On September 5, the Fisher College of Business career fair took place in the Ohio Union. The magnitude of the fair was so great that it required the first AND second floor of the student union. An impressive list of companies was present. A student’s worry wasn’t about finding a company of interest, but more about finding time to talk to all of his/her companies of interest. Here is the Student Career Fair Guide. A quick skim will show you what I mean.
Five days later, the Fisher College of Business Graduate Career Fair rolled into town. Conveniently set up in the Blackwell Hotel, this recruiting event was geared toward graduate students only. It offered a more focused, intimate setting to build relationships with potential employers. Needless to say, there was yet another impressive list of companies in attendance.
The most exciting part of it all (for me at least) is the chance to make immediate use of the connections you developed at these fairs. The Fisher College of Business brings many of these recruiters on-campus to do the initial round of interviews. On top of that , all available job listings are posted in an organized, searchable fashion on Fisher Connect for you to apply through. This gives students a significant advantage over non-recruited schools because you have the opportunity to apply twice (Fisher Connect and company website), and we all know how important getting your name seen is!

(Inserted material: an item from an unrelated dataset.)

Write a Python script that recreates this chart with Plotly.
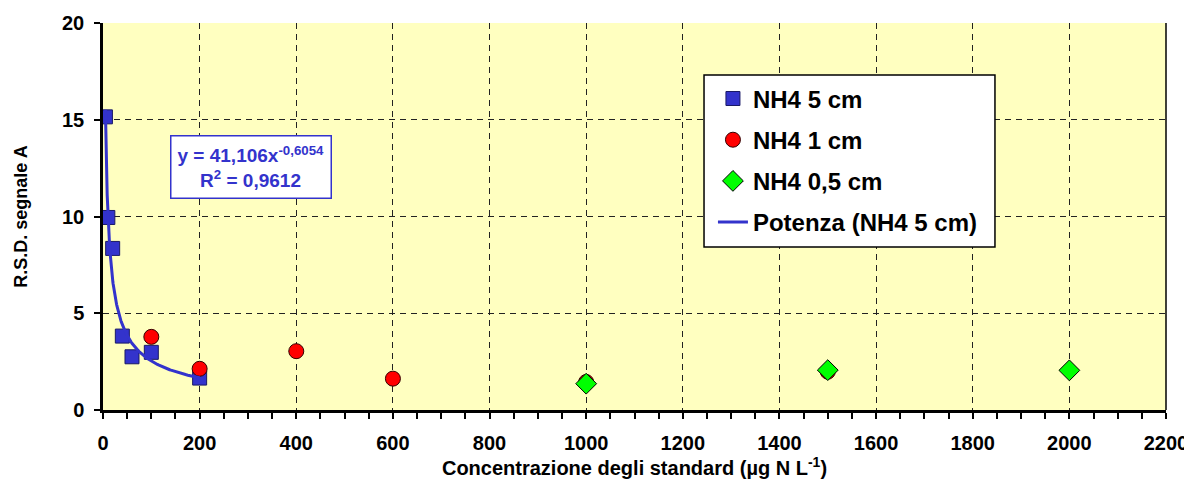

Since the career fairs, many other recognized individuals have visited our campus to connect with the Fisher College of Business student body. This past Tuesday, the CFO of GE Capital gave a riveting, private presentation to the Specialized Master in Finance class. Other campus visitors include Diamond Hill Investments, Tres Knippa (a registered trader on the Chicago Mercantile Exchange), a previous president of The CFA Society of Columbus, and Greece’s Minister of Tourism just to name a few. Not only were these prominent individuals, but they exposed us to a wide array of financial arenas.

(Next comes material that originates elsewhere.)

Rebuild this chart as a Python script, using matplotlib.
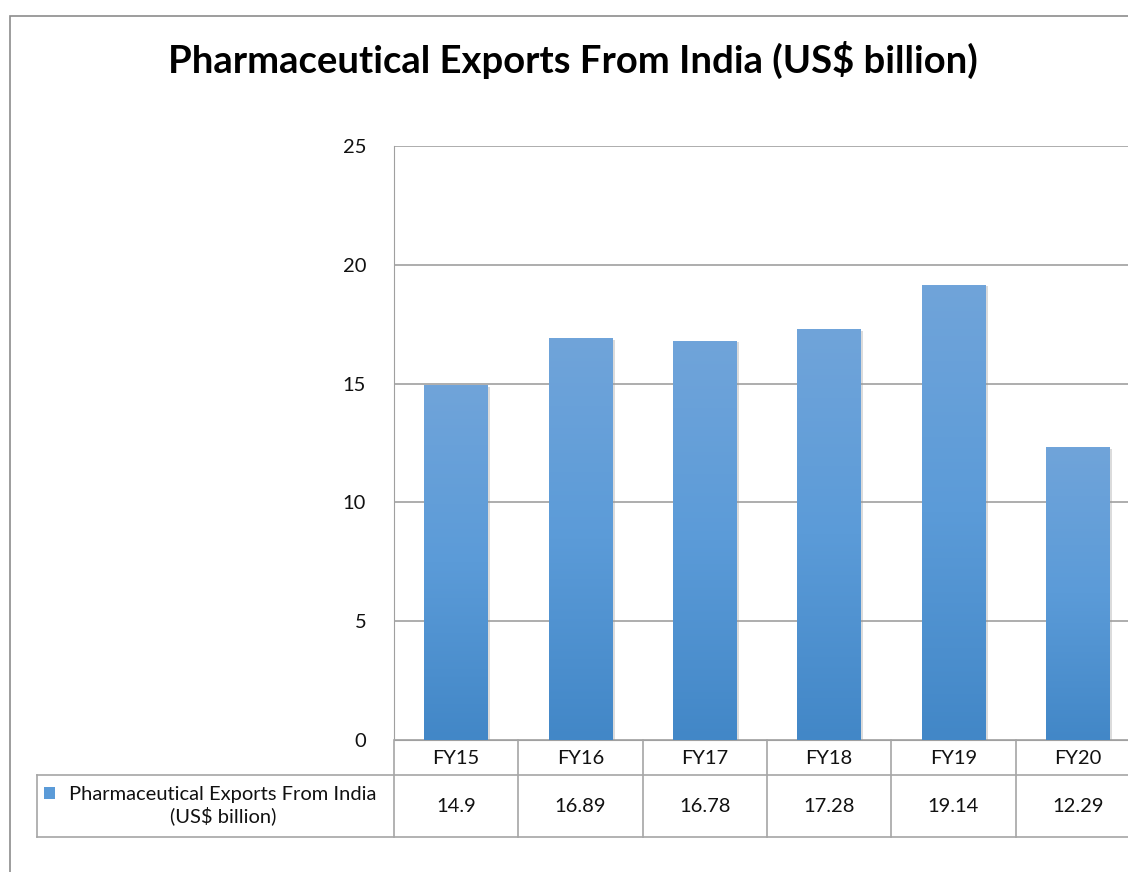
import numpy as np
import matplotlib
matplotlib.use("Agg")
import matplotlib.pyplot as plt
from matplotlib.colors import LinearSegmentedColormap
from matplotlib.patches import Rectangle
import matplotlib.transforms as mtransforms

years = ["FY15", "FY16", "FY17", "FY18", "FY19", "FY20"]
exports = [14.9, 16.89, 16.78, 17.28, 19.14, 12.29]
value_labels = ["14.9", "16.89", "16.78", "17.28", "19.14", "12.29"]
series_name = "Pharmaceutical Exports From India\n(US$ billion)"
title = "Pharmaceutical Exports From India (US$ billion)"

plt.rcParams['font.family'] = ['Lato', 'DejaVu Sans']

W, H = 1128, 872
fig = plt.figure(figsize=(W / 100, H / 100), dpi=100)

def fx(px):
    return px / W

def fy(py):
    return 1 - py / H

# outer chart frame (right and bottom edges fall outside the picture)
fig.add_artist(Rectangle((fx(10), fy(880)), fx(1200), fy(16) - fy(880),
                         transform=fig.transFigure, fill=False,
                         edgecolor="#8c8c8c", lw=1.2))

fig.text(fx(573), fy(60), title, ha="center", va="center",
         fontsize=27.5, fontweight="bold", color="black")

ax = fig.add_axes([fx(394), fy(740), fx(1140) - fx(394), fy(146) - fy(740)])
ax.set_yticks([0, 5, 10, 15, 20, 25])
ax.tick_params(axis="y", length=0, pad=20, labelsize=14.5, labelcolor="#111111")
ax.set_xticks([])
for s in ["top", "right"]:
    ax.spines[s].set_visible(False)
ax.spines["left"].set_color("#a0a0a0")
ax.spines["bottom"].set_color("#a0a0a0")
ax.yaxis.grid(True, color="#a0a0a0", lw=1.2)
ax.set_axisbelow(True)

cmap = LinearSegmentedColormap.from_list("bar", ["#4287c7", "#5b9bd8", "#70a4da"])
grad = np.linspace(0, 1, 256).reshape(-1, 1)
bw = 0.51
for i, v in enumerate(exports):
    # soft shadow
    ax.add_patch(Rectangle((i - bw / 2 + 0.02, 0), bw, v - 0.05,
                           color="#999999", alpha=0.35, zorder=2, lw=0))
    ax.imshow(grad, extent=(i - bw / 2, i + bw / 2, 0, v), origin="lower",
              cmap=cmap, aspect="auto", zorder=3, interpolation="bilinear")
ax.set_xlim(-0.5, len(years) - 0.5)
ax.set_ylim(0, 25)

# data table under the chart
line_c = "#a6a6a6"
bt = mtransforms.blended_transform_factory(ax.transData, fig.transFigure)
for i in range(len(years) + 1):
    fig.add_artist(plt.Line2D([i - 0.5, i - 0.5], [fy(740), fy(837)],
                              transform=bt, color=line_c, lw=1.2))
for py in [775, 837]:
    fig.add_artist(plt.Line2D([fx(37), fx(1200)], [fy(py), fy(py)],
                              transform=fig.transFigure, color=line_c, lw=1.2))
fig.add_artist(plt.Line2D([fx(37), fx(37)], [fy(775), fy(837)],
                          transform=fig.transFigure, color=line_c, lw=1.2))

for i, (yr, lab) in enumerate(zip(years, value_labels)):
    fig.text(i, fy(758), yr, transform=bt, ha="center", va="center",
             fontsize=14.5, color="#111111")
    fig.text(i, fy(806), lab, transform=bt, ha="center", va="center",
             fontsize=14.5, color="#111111")

fig.add_artist(Rectangle((fx(44), fy(799)), fx(11), fy(787) - fy(799),
                         transform=fig.transFigure, color="#5b9bd8", lw=0))
fig.text(fx(223), fy(806), series_name, ha="center", va="center",
         fontsize=14.5, color="#111111", linespacing=1.2)

fig.savefig("out.png", dpi=100)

I have been TREMENDOUSLY pleased with the amount of resources Ohio State University and the Fisher College of Business has been able to offer me thus far. However, a word of advice to future students is necessary: be prepared to work your tail off! Even with all this help at your disposal, landing that coveted offer is a full-time job. It requires a tremendous amount of preparation, research, and networking to become the student that your “star” firm is looking for. So be ready: no one said the ultimate hunt would be easy!